Is a higher compression percentage always better?

No. A 90% size reduction that makes images blurry or removes interactive elements may be worse than a 60% reduction with excellent quality preservation. The right compression is the lowest quality loss that achieves your target file size for your specific use case.

Why does my text PDF barely compress at all?

Text in PDFs is stored as vector font data — already very efficiently encoded. Compression algorithms have little to gain on this data. Most of a text PDF's file size is from embedded fonts, and font subsetting (using only the glyphs present) is the main optimization. Very little additional compression is possible on text-only content.

Does PDF compression affect the ability to copy text?

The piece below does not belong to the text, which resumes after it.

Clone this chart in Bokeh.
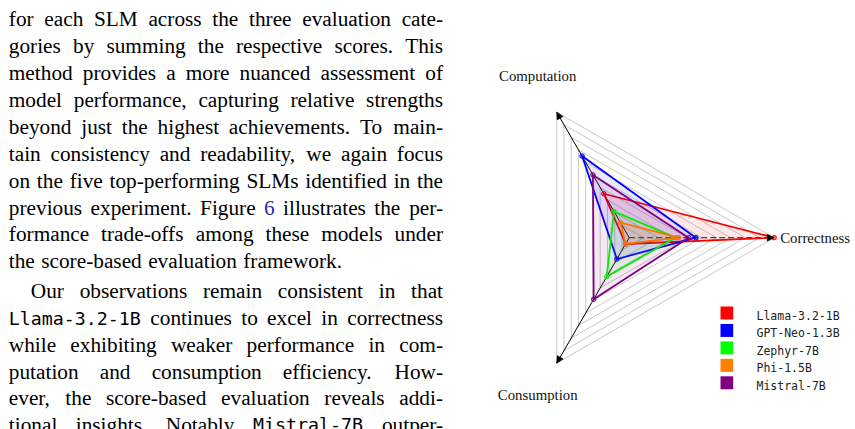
import math
from bokeh.plotting import figure
from bokeh.models import Range1d, ColumnDataSource, Arrow, NormalHead
from bokeh.core.properties import value
from bokeh.embed import file_html
from bokeh.resources import INLINE

# ---------------- data ----------------
axis_labels = ["Correctness", "Computation", "Consumption"]
models = ["Llama-3.2-1B", "GPT-Neo-1.3B", "Zephyr-7B", "Phi-1.5B", "Mistral-7B"]
correctness = [1.00, 0.46, 0.32, 0.34, 0.41]
computation = [0.35, 0.65, 0.21, 0.12, 0.50]
consumption = [0.05, 0.17, 0.31, 0.05, 0.49]
colors = ["#ff0000", "#0000ff", "#00ff00", "#ff8000", "#800080"]
grid_levels = [0.1, 0.2, 0.3, 0.4, 0.5, 0.6, 0.7, 0.8, 0.9, 1.0]

para1 = [
    "for each SLM across the three evaluation cate-",
    "gories by summing the respective scores. This",
    "method provides a more nuanced assessment of",
    "model performance, capturing relative strengths",
    "beyond just the highest achievements. To main-",
    "tain consistency and readability, we again focus",
    "on the five top-performing SLMs identified in the",
    "previous experiment. Figure {6} illustrates the per-",
    "formance trade-offs among these models under",
    "the score-based evaluation framework.",
]
para2 = [
    "Our observations remain consistent in that",
    "`Llama-3.2-1B` continues to excel in correctness",
    "while exhibiting weaker performance in com-",
    "putation and consumption efficiency. How-",
    "ever, the score-based evaluation reveals addi-",
    "tional insights. Notably `Mistral-7B` outper-",
]

# ---------------- figure (page has no margin: screen px == data units) ----------------
W, H = 855, 429
p = figure(width=W, height=H, x_range=Range1d(0, W), y_range=Range1d(H, 0),
           output_backend="svg", toolbar_location=None, min_border=0,
           x_axis_location=None, y_axis_location=None)
p.grid.visible = False
p.outline_line_color = None
p.background_fill_color = "white"
p.border_fill_color = "white"

TSHIFT = 4.8  # baseline correction for svg text rendering

# ---------------- body text (justified) ----------------
SERIF = "Liberation Serif"
MONO = "DejaVu Sans Mono"
FS = 21.3
MFS = 18.3
TX0, TX1 = 8.3, 442.5
TNR = {' ': 250, ',': 250, '.': 250, '-': 333,
       'a': 444, 'b': 500, 'c': 444, 'd': 500, 'e': 444, 'f': 333, 'g': 500, 'h': 500,
       'i': 278, 'j': 278, 'k': 500, 'l': 278, 'm': 778, 'n': 500, 'o': 500, 'p': 500,
       'q': 500, 'r': 333, 's': 389, 't': 278, 'u': 500, 'v': 500, 'w': 722, 'x': 500,
       'y': 500, 'z': 444, 'S': 556, 'L': 611, 'M': 889, 'T': 611, 'F': 556, 'O': 722,
       'H': 722, 'N': 722, 'C': 667}

groups = {}


def add_word(key, x, y, t):
    g = groups.setdefault(key, {"x": [], "y": [], "text": []})
    g["x"].append(x)
    g["y"].append(y)
    g["text"].append(t)


def layout_para(lines, y0, lead, indent, ends):
    for j, line in enumerate(lines):
        y = y0 + j * lead - TSHIFT
        toks = []
        for w in line.split():
            if w.startswith("`"):
                t = w.strip("`")
                toks.append(("mono", t, len(t) * 0.602 * MFS))
            elif w.startswith("{"):
                t = w.strip("{}")
                toks.append(("link", t, sum(TNR.get(c, 500) for c in t) * FS / 1000))
            else:
                toks.append(("serif", w, sum(TNR.get(c, 500) for c in w) * FS / 1000))
        left = TX0 + (indent if j == 0 else 0)
        justify = not (ends and j == len(lines) - 1)
        total = sum(t[2] for t in toks)
        gap = (TX1 - left - total) / (len(toks) - 1) if justify else 0.3 * FS
        x = left
        for i, (kind, t, w) in enumerate(toks):
            if justify and i == len(toks) - 1:
                add_word((kind, "right"), TX1, y, t)
            else:
                add_word((kind, "left"), x, y, t)
            x += w + gap


layout_para(para1, 23.5, 26.9, 0, True)
layout_para(para2, 295.7, 26.7, 22, False)

for (kind, align), g in groups.items():
    font = MONO if kind == "mono" else SERIF
    size = MFS if kind == "mono" else FS
    col = "#2a2aaa" if kind == "link" else "#000000"
    p.text(x="x", y="y", text="text", source=ColumnDataSource(g),
           text_font=value(font), text_font_size=value(f"{size}px"),
           text_color=col, text_align=align, text_baseline="alphabetic")

# ---------------- radar chart ----------------
CX, CY, R = 628.7, 237.2, 145.0
ANG = [0.0, 120.0, 240.0]


def polar(v, k):
    th = math.radians(ANG[k])
    return CX + v * R * math.cos(th), CY - v * R * math.sin(th)


gx, gy = [], []
for lv in grid_levels:
    pts = [polar(lv, k) for k in (0, 1, 2, 0)]
    gx.append([q[0] for q in pts])
    gy.append([q[1] for q in pts])
p.multi_line(gx, gy, line_color="#c8c8c8", line_width=1)

# axes lines
tips = [polar(1.0, k) for k in range(3)]
p.segment(x0=[CX], y0=[CY], x1=[tips[0][0]], y1=[tips[0][1]],
          line_color="#444444", line_width=1.3, line_dash="6 3")
p.segment(x0=[CX, CX], y0=[CY, CY], x1=[tips[1][0], tips[2][0]], y1=[tips[1][1], tips[2][1]],
          line_color="black", line_width=1)

series = list(zip(correctness, computation, consumption))
for name, vals, c in zip(models, series, colors):
    pts = [polar(vals[k], k) for k in range(3)]
    xs = [q[0] for q in pts]
    ys = [q[1] for q in pts]
    p.patch(xs, ys, fill_color=c, fill_alpha=0.09, line_color=c, line_width=1.8)
    p.scatter(xs, ys, size=4.5, marker="circle", fill_color=c, fill_alpha=0.5,
              line_color=c, line_width=1)

for k in range(3):
    sx, sy = polar(0.9, k)
    p.add_layout(Arrow(end=NormalHead(size=7, fill_color="black", line_color="black", line_width=0.5),
                       x_start=sx, y_start=sy, x_end=tips[k][0], y_end=tips[k][1],
                       line_alpha=0.0))

# axis labels
LFS = "14.8px"
p.text(x=[tips[0][0] + 6], y=[CY + 5 - TSHIFT], text=[axis_labels[0]], text_font=value(SERIF),
       text_font_size=value(LFS), text_align="left", text_baseline="alphabetic", text_color="#111111")
p.text(x=[tips[1][0] - 19, tips[2][0] - 19], y=[tips[1][1] - 31 - TSHIFT, tips[2][1] + 37 - TSHIFT],
       text=[axis_labels[1], axis_labels[2]], text_font=value(SERIF),
       text_font_size=value(LFS), text_align="center", text_baseline="alphabetic", text_color="#111111")

# legend
LX, LY0, LSTEP = 720.0, 312.5, 17.45
ly = [LY0 + i * LSTEP for i in range(len(models))]
p.rect(x=[LX + 6.35] * len(models), y=ly, width=12.7, height=13, fill_color=colors, line_color=None)
p.text(x=[LX + 36] * len(models), y=[v + 7.5 - TSHIFT for v in ly], text=models, text_font=value(MONO),
       text_font_size=value("11.5px"), text_align="left", text_baseline="alphabetic", text_color="#222222")

open("out.html", "w").write(file_html(p, INLINE))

Image-based compression (the standard approach) doesn't affect text selection or copying — text remains as text data, untouched by image compression. Only rasterization-based compression (converting pages to images) makes text unselectable.

Can I compress a PDF that has already been compressed?

You can, but you'll get diminishing returns. If the images are already compressed to JPEG 80%, recompressing at JPEG 80% won't reduce them further. Recompressing at JPEG 60% will reduce size more but with visible quality loss and the compounding degradation of two rounds of lossy compression. Start from uncompressed originals when possible.

Does LazyPDF compress scanned PDFs differently than regular PDFs?

The compression process is the same — Ghostscript processes all embedded images. Scanned PDFs are often large because each page is a high-resolution image. These compress very significantly (50–80%) because there's so much image data to reduce. The compression is particularly effective on scanned documents compared to most other PDF types.